Introducing Signet
Signet is an open-source, self-hosted framework for spec-driven contract testing of microservices.
It is designed for companies that are experiencing the pain points of integration and E2E testing, and want an easy way to introduce contract testing. Companies with existing service tests do not need to write any new unit tests, and provider verification is supported as a first-class feature. Signet is also deployment-aware, so teams can easily check if their service is safe to deploy to an environment. Additionally, Signet can be fully integrated with CI/CD in order to automate contract testing and reduce the need for more expensive tests.
Core Features
Spec-driven Approach
Signet uses a spec-driven approach to contract testing in order to maximize the independent deployability of services. The authoritative contract is an OpenAPI spec which both the consumer and provider services are responsible to conform to. Once the spec is published to the Signet broker, both services can be implemented in parallel and tested independently. The consumer team uses a consumer contract to represent the behavior of the consumer, and this contract is compared with the API spec to test the consumer's side of the integration. The provider team tests the implementation of the provider service directly against the API spec.
Self-hosted
Signet is an open-source framework that is intended to be self-hosted.

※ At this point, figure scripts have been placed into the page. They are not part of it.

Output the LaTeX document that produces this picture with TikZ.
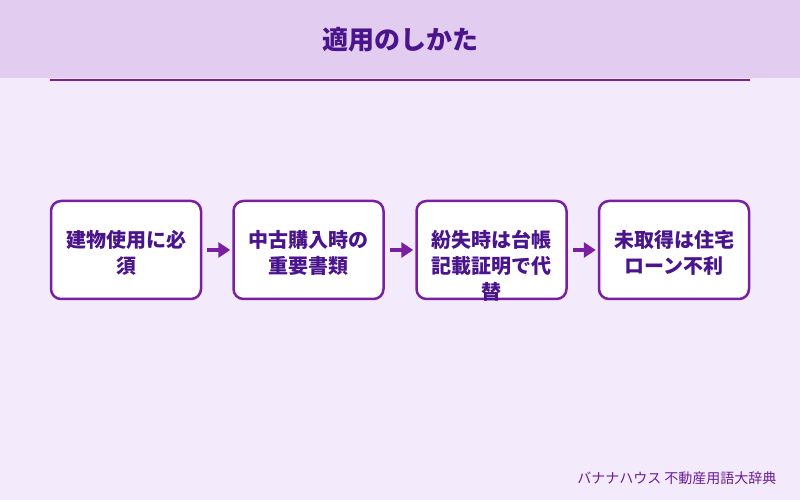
\documentclass[tikz,border=0pt]{standalone}
\usepackage{fontspec}
\setmainfont{Noto Sans CJK JP}
\usetikzlibrary{positioning,arrows.meta}
\definecolor{apbg}{HTML}{F3EBFC}
\definecolor{apband}{HTML}{E2CDF0}
\definecolor{apline}{HTML}{7B1FA2}
\definecolor{aptext}{HTML}{4A148C}
\definecolor{apfoot}{HTML}{6A1B9A}

\begin{document}
\begin{tikzpicture}[x=1pt, y=1pt,
    card/.style={draw=apline, line width=2.5pt, fill=white, rounded corners=10pt,
                 minimum width=150pt, minimum height=98pt, inner sep=0pt},
    cardtxt/.style={align=center, text=aptext, inner sep=0pt,
                    font=\fontsize{20}{26}\selectfont\bfseries},
    flow/.style={apline, line width=4.5pt, -{Triangle[length=12pt, width=15pt]}}]

\useasboundingbox (0,0) rectangle (800,500);
\fill[apbg] (0,0) rectangle (800,500);
\fill[apband] (0,422) rectangle (800,500);

% --- header -----------------------------------------------------------------
\node[text=aptext, font=\fontsize{26}{30}\selectfont\bfseries] (title) at (400,460) {適用のしかた};
\coordinate (ruleL) at (50,419.5);
\coordinate (ruleR) at (750,419.5);
\draw[apline, line width=2pt] (ruleL) -- (ruleR);

% --- steps -- index/centre x/label ------------------------------------------
\foreach \i/\cx/\text in {%
    1/126/{建物使用に必\\須},
    2/308.5/{中古購入時の\\重要書類},
    3/491.5/{紛失時は台帳\\記載証明で代\\替},
    4/674/{未取得は住宅\\ローン不利}}
{
  \node[card] (c\i) at (\cx,250) {};
  \node[cardtxt, below=30pt of c\i.north] (t\i) {\text};
}

\foreach \a/\b in {1/2, 2/3, 3/4}
  \draw[flow, shorten <=5pt, shorten >=2pt] (c\a.east) -- (c\b.west);

% --- footer -----------------------------------------------------------------
\node[anchor=east, text=apfoot, font=\fontsize{14}{16}\selectfont] (foot) at (780,22) {バナナハウス 不動産用語大辞典};
\end{tikzpicture}
\end{document}
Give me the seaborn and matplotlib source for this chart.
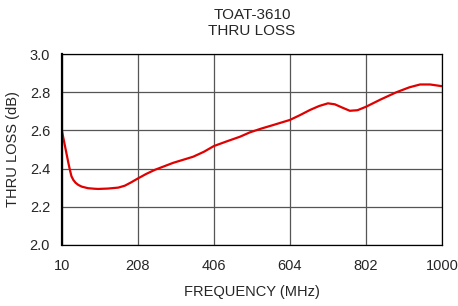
import matplotlib
matplotlib.use('Agg')
import matplotlib.pyplot as plt
import seaborn as sns
import pandas as pd

# TOAT-3610 thru loss
freq_mhz = [10, 16, 22, 27, 31, 35, 40, 46, 53, 62, 78, 95, 105, 130, 157,
            174, 190, 209, 230, 252, 300, 352, 380, 406, 440, 474, 500, 530,
            560, 604, 630, 656, 680, 703, 721, 740, 760, 780, 802, 840, 881,
            915, 943, 969, 1000]
thru_loss = [2.60, 2.54, 2.48, 2.43, 2.393, 2.36, 2.34, 2.325, 2.314, 2.305,
             2.297, 2.294, 2.293, 2.295, 2.30, 2.31, 2.327, 2.349, 2.372, 2.393,
             2.43, 2.462, 2.488, 2.518, 2.543, 2.567, 2.59, 2.61, 2.628, 2.655,
             2.68, 2.707, 2.728, 2.742, 2.737, 2.72, 2.703, 2.706, 2.724, 2.762,
             2.80, 2.826, 2.841, 2.841, 2.832]
x_ticks = [10, 208, 406, 604, 802, 1000]
y_ticks = [2.0, 2.2, 2.4, 2.6, 2.8, 3.0]

df = pd.DataFrame({'freq': freq_mhz, 'loss': thru_loss})

sns.set_style('white')
plt.rcParams['font.family'] = ['Liberation Sans', 'DejaVu Sans']

fig, ax = plt.subplots(figsize=(4.58, 3.06), dpi=100)
fig.subplots_adjust(left=0.135, right=0.965, top=0.823, bottom=0.2)

sns.lineplot(data=df, x='freq', y='loss', ax=ax, color='#e00000', linewidth=1.6)

ax.set_xlim(10, 1000)
ax.set_ylim(2.0, 3.0)
ax.set_xticks(x_ticks)
ax.set_yticks(y_ticks)
ax.set_yticklabels([f'{v:.1f}' for v in y_ticks])
ax.grid(True, color='#555555', linewidth=0.9)
ax.tick_params(axis='x', direction='inout', length=6, width=0.8, labelsize=10.5, pad=7)
ax.tick_params(axis='y', direction='out', length=5, width=0.8, labelsize=10.5)
for side in ['top', 'right', 'bottom']:
    ax.spines[side].set_color('black')
    ax.spines[side].set_linewidth(0.9)
ax.spines['left'].set_color('black')
ax.spines['left'].set_linewidth(1.6)

ax.set_xlabel('FREQUENCY (MHz)', fontsize=10.5, labelpad=9)
ax.set_ylabel('THRU LOSS (dB)', fontsize=10.5, labelpad=7)
ax.set_title('TOAT-3610\nTHRU LOSS', fontsize=11, pad=14, linespacing=1.15)

fig.savefig('out.png', dpi=100)
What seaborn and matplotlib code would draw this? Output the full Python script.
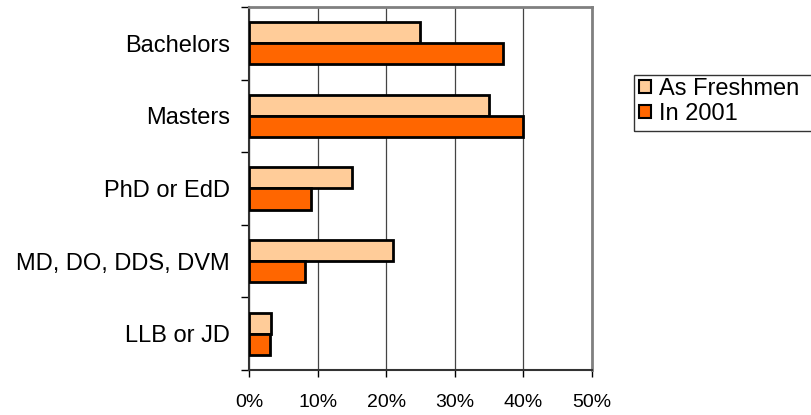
import matplotlib
matplotlib.use("Agg")
import matplotlib.pyplot as plt
import matplotlib.patches as mpatches
import seaborn as sns
import pandas as pd
import numpy as np
from matplotlib.ticker import FixedLocator, PercentFormatter

categories = ["Bachelors", "Masters", "PhD or EdD", "MD, DO, DDS, DVM", "LLB or JD"]
as_freshmen = [25, 35, 15, 21, 3.2]
in_2001 = [37, 40, 9, 8.2, 3]
series_names = ["As Freshmen", "In 2001"]
colors = ["#FFCC99", "#FF6600"]

df = pd.DataFrame({
    "Degree": categories * 2,
    "Value": as_freshmen + in_2001,
    "Series": [series_names[0]] * len(categories) + [series_names[1]] * len(categories),
})

sns.set_style("white")
plt.rcParams["font.family"] = ["Liberation Sans", "DejaVu Sans"]

fig = plt.figure(figsize=(8.12, 4.15), dpi=100)
ax = fig.add_axes([249/812, 45/415, (592-249)/812, (370-7)/415])

sns.barplot(data=df, y="Degree", x="Value", hue="Series", order=categories,
            hue_order=series_names, palette=colors, saturation=1, orient="h",
            width=0.58, edgecolor="black", linewidth=2, ax=ax, legend=True, zorder=3)

ax.set_xlim(0, 50)
ax.set_ylim(len(categories) - 0.5, -0.5)
ax.xaxis.set_major_locator(FixedLocator([0, 10, 20, 30, 40, 50]))
ax.xaxis.set_major_formatter(PercentFormatter(decimals=0))
ax.grid(axis="x", color="#444444", linewidth=0.9, zorder=0)
ax.set_axisbelow(True)
ax.set_xlabel("")
ax.set_ylabel("")

ax.yaxis.set_minor_locator(FixedLocator(np.arange(-0.5, len(categories), 1)))
ax.tick_params(axis="y", which="major", length=0, pad=13.5, labelsize=17, labelcolor="black")
ax.tick_params(axis="y", which="minor", length=5.5, width=1, color="black", direction="out", left=True)
ax.tick_params(axis="x", which="major", length=5, width=1, color="black", direction="out",
               bottom=True, pad=12, labelsize=14, labelcolor="black")

for side in ["top", "right"]:
    ax.spines[side].set_color("#808080")
    ax.spines[side].set_linewidth(2)
for side in ["left", "bottom"]:
    ax.spines[side].set_color("#333333")
    ax.spines[side].set_linewidth(1.5)

leg = ax.legend(loc="upper left", bbox_to_anchor=(636/812, 1 - 75/415),
                bbox_transform=fig.transFigure, frameon=False,
                fontsize=17, handlelength=0.5, handleheight=0.5,
                handletextpad=0.35, borderpad=0.12, labelspacing=0.12, borderaxespad=0)
for h in leg.legend_handles:
    h.set_edgecolor("black")
    h.set_linewidth(1.5)
for t in leg.get_texts():
    t.set_color("black")

# legend frame running off the right edge, as in the reference
fig.add_artist(mpatches.Rectangle((634/812, (415-131)/415), (840-634)/812, 56/415,
                                  transform=fig.transFigure, fill=False,
                                  edgecolor="#333333", linewidth=1, clip_on=False))

fig.savefig("out.png", dpi=100)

It does not provide a managed option that will abstract away deployment, scaling, or high availability.
With those qualifications, Signet does provide two deployment strategies aimed at making it simple to self-host.
For companies that already use AWS, the signet deploy
CLI command provisions an ECS Fargate cluster and deploys the Signet broker along with all supporting infrastructure.
An admin only needs their IAM credentials to deploy the broker to their existing AWS cloud.
For companies using other cloud providers or hosting on-premises, Signet provides a Docker Compose file to make it as simple as possible to get started.
Easy to Adopt
Once a company is hosting the broker, Signet offers two features that reduce the typical startup costs associated with contract testing. For consumer teams, the CLI offers the ability to record existing service tests in order to generate the consumer contract. This eliminates the need for developers to write new tests in order to adopt contract testing.
Signet also offers built-in support for provider verification. After a provider team has implemented their service, Signet can generate tests based on the API spec. These tests are executed against the provider service in order to verify that it correctly implements the spec.
Dedicated Broker
Rather than storing contracts in version control, Signet uses a broker to implement deployment-awareness and CI/CD integration.
Signet offers deployment-awareness through a feature called Deploy Guard which keeps track of deployments in each environment. When a developer wants to know if it is safe to deploy a new version of a service, Deploy Guard uses deployment data to identify the relevant set of contracts. Given these, Deploy Guard can check whether:
- The service is compatible with all of its consumers which are deployed in the environment.
- All of the service's providers are deployed in the environment.
- All of the service's providers are compatible with the service.
If all of these conditions are met, Deploy Guard informs the developer that it is safe to deploy to that environment.
Deploy Guard is also available through the Signet CLI, allowing CI/CD pipelines to gate deployments based on what is already deployed. Along with Deploy Guard, the rest of the contract testing workflow can be automated in CI/CD using the CLI. The Signet broker ensures that there is a centralized source of truth for every pipeline implementing contract testing. Event-driven workflows are also supported by subscribing CI/CD pipelines to receive webhooks from the broker based on various contract testing events.